Generowany świat jest może i ok - ale gdy przebijam się przez skorupę ziemską, trafiam do jakiejś jaskini - fajnie by było jednak znależć tak jakiegoś questa czy coś - a tak to pustki.
Na promce kiedyś za grosze kupiłem - jako pożeracz czasu warto sprawdzić.
W zmodowanym F4 mam 600h - to w ogóle inna gra niż NMS i nie powinno być porównywane.
Najlepiej obejrzyj jakiś realny gameplay - to właściwie trzymanie klawisza i segregowanie inventory.
Nie masz żadnej realnej fabuły ani NPC którzy mają coś istotnego do powiedzenia.
Jak to można porównywać do F4? Jedyne podobieństwo, to budowa osad. Ale te gry to w sumie dwa różne gatunki. NMS nie jest grą RPG.

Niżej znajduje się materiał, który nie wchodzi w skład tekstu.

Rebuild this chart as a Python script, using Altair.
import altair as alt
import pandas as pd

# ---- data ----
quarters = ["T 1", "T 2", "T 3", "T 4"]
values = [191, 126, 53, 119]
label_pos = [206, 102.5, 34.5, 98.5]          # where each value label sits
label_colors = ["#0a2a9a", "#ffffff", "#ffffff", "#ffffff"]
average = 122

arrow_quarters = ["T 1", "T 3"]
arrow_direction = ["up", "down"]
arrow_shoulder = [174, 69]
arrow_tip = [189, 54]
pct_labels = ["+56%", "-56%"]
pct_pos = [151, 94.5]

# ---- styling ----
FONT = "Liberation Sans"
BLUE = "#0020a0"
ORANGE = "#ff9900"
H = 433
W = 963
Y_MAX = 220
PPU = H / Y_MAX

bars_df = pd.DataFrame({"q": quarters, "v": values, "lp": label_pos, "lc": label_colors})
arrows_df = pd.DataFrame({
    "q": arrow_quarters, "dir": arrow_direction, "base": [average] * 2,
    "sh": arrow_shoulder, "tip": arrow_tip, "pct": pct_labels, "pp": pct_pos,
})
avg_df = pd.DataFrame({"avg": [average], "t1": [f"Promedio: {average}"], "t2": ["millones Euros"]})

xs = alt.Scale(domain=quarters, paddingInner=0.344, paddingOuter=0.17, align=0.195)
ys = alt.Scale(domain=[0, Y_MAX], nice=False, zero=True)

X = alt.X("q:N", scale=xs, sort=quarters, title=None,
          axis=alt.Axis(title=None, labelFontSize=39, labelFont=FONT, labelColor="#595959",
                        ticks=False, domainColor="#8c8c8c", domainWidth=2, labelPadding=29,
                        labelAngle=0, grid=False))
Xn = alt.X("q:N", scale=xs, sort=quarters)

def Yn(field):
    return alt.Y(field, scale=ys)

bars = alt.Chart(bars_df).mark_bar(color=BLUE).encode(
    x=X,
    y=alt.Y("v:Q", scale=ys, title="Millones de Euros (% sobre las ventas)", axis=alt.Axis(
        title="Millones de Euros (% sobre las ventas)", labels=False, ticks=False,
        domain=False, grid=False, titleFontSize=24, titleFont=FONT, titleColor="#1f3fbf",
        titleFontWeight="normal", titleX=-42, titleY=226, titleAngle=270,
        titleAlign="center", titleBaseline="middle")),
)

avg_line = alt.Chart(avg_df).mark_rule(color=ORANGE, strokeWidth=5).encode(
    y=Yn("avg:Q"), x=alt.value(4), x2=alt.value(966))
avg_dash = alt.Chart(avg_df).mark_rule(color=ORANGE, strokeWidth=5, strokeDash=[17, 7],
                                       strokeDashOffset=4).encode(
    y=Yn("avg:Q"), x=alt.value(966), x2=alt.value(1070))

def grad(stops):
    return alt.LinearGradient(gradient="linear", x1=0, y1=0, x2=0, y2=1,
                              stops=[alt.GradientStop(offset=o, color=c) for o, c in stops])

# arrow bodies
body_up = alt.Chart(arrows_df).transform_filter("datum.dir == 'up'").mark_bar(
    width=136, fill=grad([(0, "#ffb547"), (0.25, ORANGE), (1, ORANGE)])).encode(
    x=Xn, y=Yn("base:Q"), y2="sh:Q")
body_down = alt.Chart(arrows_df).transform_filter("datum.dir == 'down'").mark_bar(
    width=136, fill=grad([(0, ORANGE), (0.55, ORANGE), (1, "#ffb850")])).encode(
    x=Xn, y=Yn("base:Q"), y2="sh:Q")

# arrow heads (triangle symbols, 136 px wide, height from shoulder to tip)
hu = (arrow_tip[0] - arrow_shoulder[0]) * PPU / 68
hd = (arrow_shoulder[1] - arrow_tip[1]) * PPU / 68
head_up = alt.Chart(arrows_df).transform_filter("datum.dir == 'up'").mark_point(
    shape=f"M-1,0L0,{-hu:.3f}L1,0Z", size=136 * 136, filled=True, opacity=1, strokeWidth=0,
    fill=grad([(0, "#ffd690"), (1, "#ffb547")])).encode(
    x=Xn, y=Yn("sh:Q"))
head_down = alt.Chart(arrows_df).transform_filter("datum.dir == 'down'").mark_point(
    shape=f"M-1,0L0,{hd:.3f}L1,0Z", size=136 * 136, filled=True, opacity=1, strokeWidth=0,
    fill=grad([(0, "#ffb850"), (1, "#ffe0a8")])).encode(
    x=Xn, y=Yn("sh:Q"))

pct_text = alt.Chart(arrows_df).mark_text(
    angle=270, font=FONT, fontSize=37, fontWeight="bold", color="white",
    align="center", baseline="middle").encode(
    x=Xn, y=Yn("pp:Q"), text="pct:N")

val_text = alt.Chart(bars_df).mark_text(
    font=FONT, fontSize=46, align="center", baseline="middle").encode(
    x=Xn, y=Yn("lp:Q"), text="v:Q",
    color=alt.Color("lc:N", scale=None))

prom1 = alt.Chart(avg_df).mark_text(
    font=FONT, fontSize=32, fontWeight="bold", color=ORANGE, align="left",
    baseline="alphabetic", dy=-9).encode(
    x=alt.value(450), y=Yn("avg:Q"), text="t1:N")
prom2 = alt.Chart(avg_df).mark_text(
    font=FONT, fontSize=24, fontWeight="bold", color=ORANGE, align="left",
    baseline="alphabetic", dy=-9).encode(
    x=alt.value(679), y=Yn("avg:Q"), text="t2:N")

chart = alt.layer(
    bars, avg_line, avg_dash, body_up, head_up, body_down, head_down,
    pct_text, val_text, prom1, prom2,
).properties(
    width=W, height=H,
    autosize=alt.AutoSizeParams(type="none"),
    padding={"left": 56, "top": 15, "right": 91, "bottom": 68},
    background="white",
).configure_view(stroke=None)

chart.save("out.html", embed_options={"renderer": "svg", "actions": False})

Co do otwartości świata to w takich grach to chyba trzeba inaczej pojmować. Np. w GTA SA masz otwarty świat ale w końcu trafisz na barierę i nie polecisz dalej. A tutaj jesteś na planecie i możesz iść w każdą stronę. Jakby było tego mało to możesz wylecieć nawet po za nią i dalej masz otwarty świat. Do tego jak jesteś poza planetą to możesz włączyć mapę i ten otwarty świat okazuje się że jest jeszcze większy.

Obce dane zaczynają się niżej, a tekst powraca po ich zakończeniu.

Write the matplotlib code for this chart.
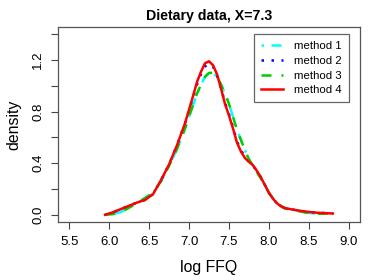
import matplotlib
matplotlib.use("Agg")
import matplotlib.pyplot as plt

plt.rcParams['font.family'] = ['Liberation Sans', 'DejaVu Sans']

x = [5.95, 6.05, 6.15, 6.25, 6.35, 6.45, 6.55, 6.65, 6.75, 6.85, 6.95, 7.05, 7.10, 7.15,
     7.20, 7.25, 7.30, 7.35, 7.40, 7.45, 7.50, 7.55, 7.60, 7.65, 7.70, 7.75, 7.80, 7.85,
     7.90, 7.95, 8.00, 8.05, 8.10, 8.15, 8.20, 8.30, 8.40, 8.50, 8.60, 8.70, 8.80]

method1 = [0.00, 0.006, 0.022, 0.057, 0.092, 0.13, 0.17, 0.26, 0.38, 0.51, 0.67, 0.85, 0.94, 1.01,
           1.07, 1.10, 1.10, 1.07, 1.01, 0.94, 0.86, 0.76, 0.66, 0.58, 0.50, 0.43, 0.38, 0.33,
           0.28, 0.23, 0.17, 0.13, 0.09, 0.07, 0.05, 0.037, 0.027, 0.014, 0.009, 0.009, 0.01]
method2 = [0.00, 0.02, 0.045, 0.07, 0.095, 0.115, 0.16, 0.27, 0.39, 0.54, 0.71, 0.91, 1.01, 1.09,
           1.15, 1.17, 1.15, 1.08, 0.98, 0.87, 0.78, 0.68, 0.57, 0.50, 0.45, 0.41, 0.38, 0.34,
           0.29, 0.23, 0.17, 0.125, 0.09, 0.066, 0.052, 0.04, 0.03, 0.022, 0.016, 0.013, 0.01]
method3 = [0.00, 0.005, 0.02, 0.055, 0.09, 0.13, 0.17, 0.26, 0.38, 0.51, 0.67, 0.85, 0.94, 1.01,
           1.07, 1.10, 1.10, 1.07, 1.01, 0.94, 0.86, 0.76, 0.66, 0.58, 0.50, 0.43, 0.38, 0.33,
           0.28, 0.23, 0.17, 0.13, 0.09, 0.07, 0.05, 0.035, 0.025, 0.012, 0.008, 0.008, 0.01]
method4 = [0.00, 0.02, 0.045, 0.07, 0.095, 0.115, 0.16, 0.27, 0.39, 0.54, 0.71, 0.92, 1.03, 1.11,
           1.175, 1.19, 1.16, 1.09, 0.98, 0.86, 0.77, 0.67, 0.56, 0.49, 0.44, 0.41, 0.385, 0.34,
           0.29, 0.23, 0.17, 0.125, 0.09, 0.065, 0.052, 0.04, 0.03, 0.022, 0.016, 0.013, 0.01]

labels = ["method 1", "method 2", "method 3", "method 4"]
xticks = [5.5, 6.0, 6.5, 7.0, 7.5, 8.0, 8.5, 9.0]
yticks = [0.0, 0.2, 0.4, 0.6, 0.8, 1.0, 1.2, 1.4]
ytick_labels = ["0.0", "", "0.4", "", "0.8", "", "1.2", ""]

fig = plt.figure(figsize=(3.74, 2.80), dpi=100)
ax = fig.add_axes([58/374, 1-222/280, 302/374, 195/280])

ax.plot(x, method1, color="#00FFFF", lw=1.8, dashes=(1, 3, 4, 3), label=labels[0])
ax.plot(x, method2, color="#0000FF", lw=1.8, dashes=(1, 3), label=labels[1])
ax.plot(x, method3, color="#00CD00", lw=1.8, dashes=(4, 4), label=labels[2])
ax.plot(x, method4, color="#FF0000", lw=1.8, label=labels[3])

ax.set_xlim(5.36, 9.14)
ax.set_ylim(-0.056, 1.456)
ax.set_xticks(xticks)
ax.set_xticklabels([f"{v:.1f}" for v in xticks], fontsize=9.5)
ax.set_yticks(yticks)
ax.set_yticklabels(ytick_labels, fontsize=9.5, rotation=90, va="center")
ax.tick_params(direction="out", length=5, width=0.8, color="#444444")
ax.tick_params(axis="x", pad=5)
ax.tick_params(axis="y", pad=5)
for s in ax.spines.values():
    s.set_color("#555555")
    s.set_linewidth(0.9)

ax.set_title("Dietary data, X=7.3", fontsize=10.2, fontweight="bold", pad=5)
ax.set_xlabel("log FFQ", fontsize=11.4, labelpad=9)
ax.set_ylabel("density", fontsize=11.4, labelpad=8)

leg = ax.legend(loc="upper right", bbox_to_anchor=(0.9636, 0.964), fontsize=8.2,
                frameon=True, fancybox=False, edgecolor="#666666", framealpha=1,
                handlelength=1.9, handletextpad=1.0, borderpad=0.65, labelspacing=0.4,
                borderaxespad=0)
leg.get_frame().set_linewidth(0.9)

fig.savefig("out.png", dpi=100)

To najlepsza gra w tym gatunku po Froniter: Elite II. Potrafi wciągnąć na wiele godzin.
To przy okazji podpytam bo może to wreszcie dodali: czy są generowane w nieskończoność misje handlowe, pirackie, listy gończe? Ogólnie generowane losowo questy do brania w kółko od jednego NPC? Jakiś czas temu tego jeszcze nie było
Nie grałem długo, ale wydaje się, że na bazie kosmicznej był taki NPC u którego można było dostawać takie questy. Ale, niech się ktoś bardziej obeznany może wypowie :]
Dostajesz praktycznie identyczne głupkowate questy, możesz je sobie generować w nieskończoność.

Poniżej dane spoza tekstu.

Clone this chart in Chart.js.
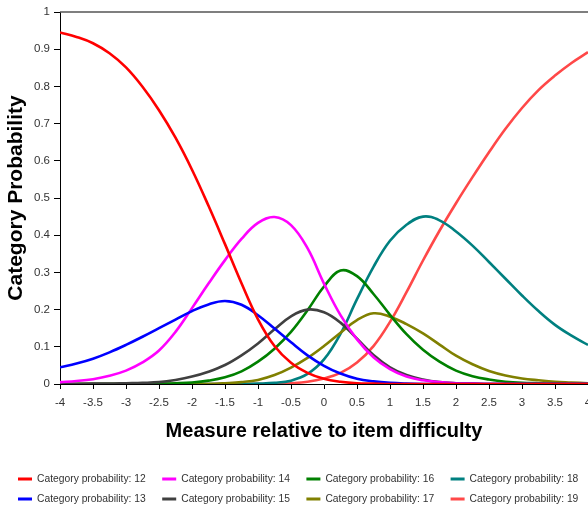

Ależ to jest piękna gra...
Tak swoją drogą czy komuś udało się odwiedzić wszystkie planety i księżyce? Z tego co czytałem to jest ich bardzo dużo.
System zaimplementowany w NMS pozwala na wygenerowanie 18,446,744,073,709,551,616 (18 kwintylionów) planet. Także tego... Powodzenia i w sto lat... Jak się dobrze ktoś spręży to może te 5 849 424 173,55 planet na sekundę da radę.
ożeż, wielkie to. Choć nie powiem do końca galaktyki doleciałem.
To zobacz jeszcze jak to wygląda u konkurencji...
https://youtu.be/YVL2R4KtHpY
Dziewięć lat grania tysięcy ludzi a odkryte zaledwie 0,02% galaktyki (85 milionów układów planetarnych).
Jest od wczoraj. Ale ja mam z tymi ekspedycjami jeden problem. Są zdecydowanie za proste. Wczoraj w niecałe dwie godziny zaliczyłem pierwszy etap i ze 3 kamienie milowe z kolejnych. Jak tak dalej pójdzie to w weekend będzie już pozamiatane.
No niestety już od długiego czasu ekspedycje są trywialne :) poprzednia zrobiłem w jeden weekend ale na większe zmiany nie ma co liczyć skoro sami dali możliwości dość prostej rozgrywki.Testują cały świat pod Light no Fire :).
Tak, trochę kosmetyki i przeważnie jakiś unikalny stateczek. Kiedyś był nawet crossover i pojawiła się SSV Normandia z Mass Effect.